19Voyons ce qu’il en est avec ce livre de poésie au titre si évidemment baroque : L’or des tigres (1972). Baroque et énigmatique. Nous y trouvons d’abord une interrogation sur la poésie qui est, pour lui, retour à l’irrationnel et au magique, aux temps primitifs de la création du langage. La poésie, qu’est-ce ? Mystère, obscurité, aventure cosmique autrement plus fascinante que le débarquement sur la Lune des « enfants de Whitman », quête d’un patrimoine national puisé aux sources populaires, interrogation inlassable du miroir de l’Être. Poète de l’Argentine, amoureux comme pas un de la poésie des tangos et des milongas qu’il recueille ou réinvente pieusement dans ces pages, ou du monde archaïque des gauchos qui « vécurent leur destin comme un rêve », Borges restera sans doute comme le chantre le plus inspiré de Buenos Aires. Son recueil de jeunesse, Ferveur de Buenos Aires, qui date de 1923, voilà qu’il le remet en 1969 sur le métier, le polit et le dépolit à la manière d’une pierre dont il tire mille feux. Qu’il évoque « La Recoleta » – le cimetière des beaux quartiers aux panthéons et caveaux joliment surchargés, mais qui lui enseigne « la certitude de la poussière » et « la désirable dignité d’être mort » – ou « La place San Martín » – le cœur de la mégapole « qui s’ouvre comme la mort, comme le rêve » –, qu’il parcoure « Un patio », son « Quartier reconquis », une « Rue inconnue » traversée au crépuscule, dans la « pénombre de la palombe », voire le « Faubourg », il confond sa personne avec sa propre ville :
Cette ville que j’ai crue mon passé
est mon avenir, mon présent ;
les années que j’ai vécues en Europe sont illusoires,
j’étais toujours (et je serai) à Buenos Aires.

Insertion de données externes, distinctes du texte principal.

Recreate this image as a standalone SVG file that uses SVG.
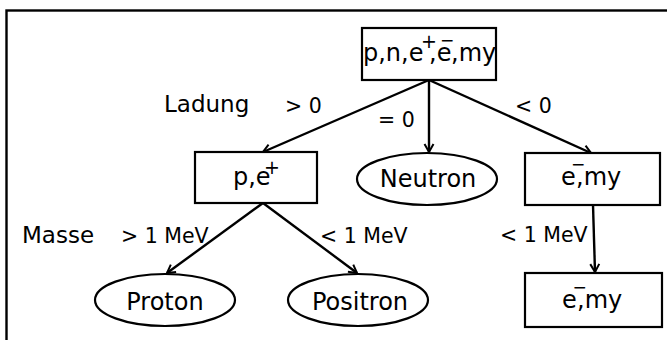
<svg xmlns="http://www.w3.org/2000/svg" width="667" height="340" viewBox="0 0 667 340">
<defs>
<style>
text{font-family:"DejaVu Sans","Liberation Sans",sans-serif;fill:#000}
.n{font-size:24px}
.sup{font-size:19px}
.supm{font-size:17px}
.lbl{font-size:20.5px}
.cat{font-size:23px}
.box{fill:#fff;stroke:#000;stroke-width:2.2}
.edge{fill:none;stroke:#000;stroke-width:2.4;marker-end:url(#arr)}
</style>
<marker id="arr" markerUnits="userSpaceOnUse" viewBox="-10 -6 12 12" refX="0" refY="0" markerWidth="12" markerHeight="12" orient="auto" overflow="visible">
<path d="M-8,-4.5 L0,0 L-8,4.5" fill="none" stroke="#000" stroke-width="2"/>
</marker>
</defs>
<rect x="6.5" y="10.5" width="700" height="400" fill="none" stroke="#000" stroke-width="2.4"/>
<g id="connectors">
<line class="edge" x1="429" y1="80" x2="263" y2="152"/>
<line class="edge" x1="429" y1="80" x2="429" y2="152"/>
<line class="edge" x1="429" y1="80" x2="591" y2="153"/>
<line class="edge" x1="263" y1="203" x2="167" y2="273"/>
<line class="edge" x1="263" y1="203" x2="357" y2="273"/>
<line class="edge" x1="593" y1="205" x2="595" y2="272"/>
</g>
<g id="labels">
<text class="cat" x="164" y="112">Ladung</text>
<text class="lbl" x="285" y="113">&gt; 0</text>
<text class="lbl" x="378" y="127">= 0</text>
<text class="lbl" x="515" y="113">&lt; 0</text>
<text class="cat" x="22" y="243">Masse</text>
<text class="lbl" x="121" y="243">&gt; 1 MeV</text>
<text class="lbl" x="320" y="243">&lt; 1 MeV</text>
<text class="lbl" x="500" y="242">&lt; 1 MeV</text>
</g>
<g id="root">
<rect class="box" x="362" y="28" width="134" height="52"/>
<text class="n" x="363" y="61">p,n,e<tspan class="sup" x="421" y="48">+</tspan><tspan x="429" y="61">,e</tspan><tspan class="supm" x="440" y="46">−</tspan><tspan x="451" y="61">,my</tspan></text>
</g>
<g id="pe">
<rect class="box" x="195" y="152" width="122" height="51"/>
<text class="n" x="233" y="185">p,e<tspan class="sup" x="264" y="174">+</tspan></text>
</g>
<g id="neutron">
<ellipse class="box" cx="427" cy="179" rx="70" ry="26"/>
<text class="n" x="428" y="187" text-anchor="middle">Neutron</text>
</g>
<g id="emy1">
<rect class="box" x="525" y="153" width="135" height="52"/>
<text class="n" x="561" y="185">e<tspan class="supm" x="571" y="170">−</tspan><tspan x="576" y="185">,my</tspan></text>
</g>
<g id="proton">
<ellipse class="box" cx="165" cy="300" rx="70" ry="26"/>
<text class="n" x="165" y="310" text-anchor="middle">Proton</text>
</g>
<g id="positron">
<ellipse class="box" cx="358" cy="300" rx="70" ry="26"/>
<text class="n" x="360" y="310" text-anchor="middle">Positron</text>
</g>
<g id="emy2">
<rect class="box" x="525" y="273" width="137" height="54"/>
<text class="n" x="562" y="308">e<tspan class="supm" x="572.5" y="293">−</tspan><tspan x="577" y="308">,my</tspan></text>
</g>
</svg>
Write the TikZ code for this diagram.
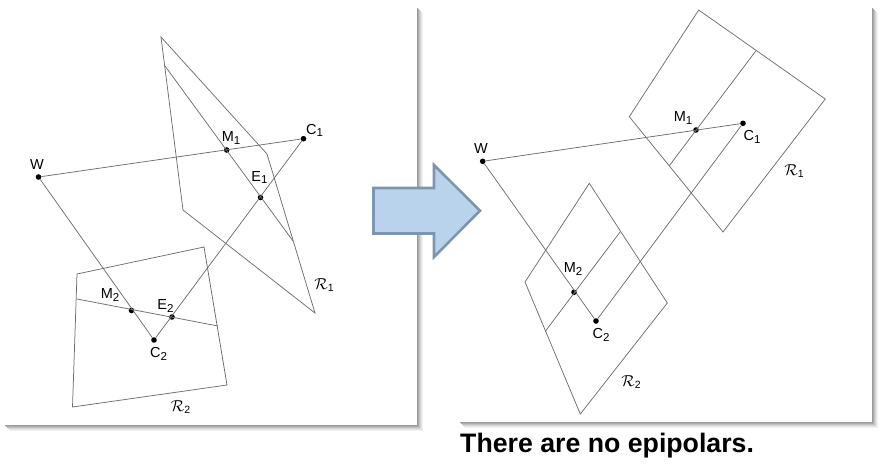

20Il se minéralise ou plutôt la ville s’incarne en lui, avec son habituel esprit de paradoxe qu’il sait manier avec tant de séduction, ce n’est pas lui qui passe dans les rues, mais le poète qui en est traversé :
Les rues de Buenos Aires
sont déjà passées dans ma chair.
21Ce qui est nouveau dans L’or des tigres, c’est ce reflux du poète devenu aveugle vers les zones intérieures, les tréfonds obscurs, cette « pénombre de la palombe… comme agréable déclin » où il se laisse porter. Plus que jamais il est sensible à « cette rumeur de forêts et de nuits » qu’il devine dans les paroles entendues et, pour la première fois, pour leur seule musique langagière. Car pour lui, non sans quelque pathétisme dans l’aveu :
Avec les ans s’en furent me laissant
les autres belles couleurs
et maintenant me restent seulement
la vague lueur, l’ombre inextricable
et l’or du commencement.
22Aussi peut-il se permettre de faire, dans sa sagesse lucide, l’« éloge de l’ombre ». Ne rappelle-t-il pas opportunément que « Démocrite d’Abdère s’arracha les yeux pour penser » ? Pour échapper à la distrayante fuite des heures, à la beauté toute fugace et futile des choses, à la cruauté de « la vieillesse (c’est le nom que les autres lui donnent) », il accepte ce doux retour sur lui-même, sa mémoire, son miroir véritable. Et la solitude acceptée :
Mes amis n’ont pas de visage,
les femmes sont ce qu’elles furent voici déjà tant d’années.
23On retrouvera au centre de ses poèmes, comme en général de ses écrits, l’importance primordiale du livre. Car en ses ténèbres nouvelles, il continue de projeter cette identité qui fut longtemps la sienne, « Le gardien des livres » – superbe poème dédié à Hsiang, comme naguère il célébrait, dans Le Golem, le rabbin de Prague, autre miroir, autre facette –, le Bibliothécaire juché dans cette tour où se conserve la mémoire des hommes :
Dans mes yeux il n’est de jours. Les rayons
sont très hauts et n’y atteignent mes années.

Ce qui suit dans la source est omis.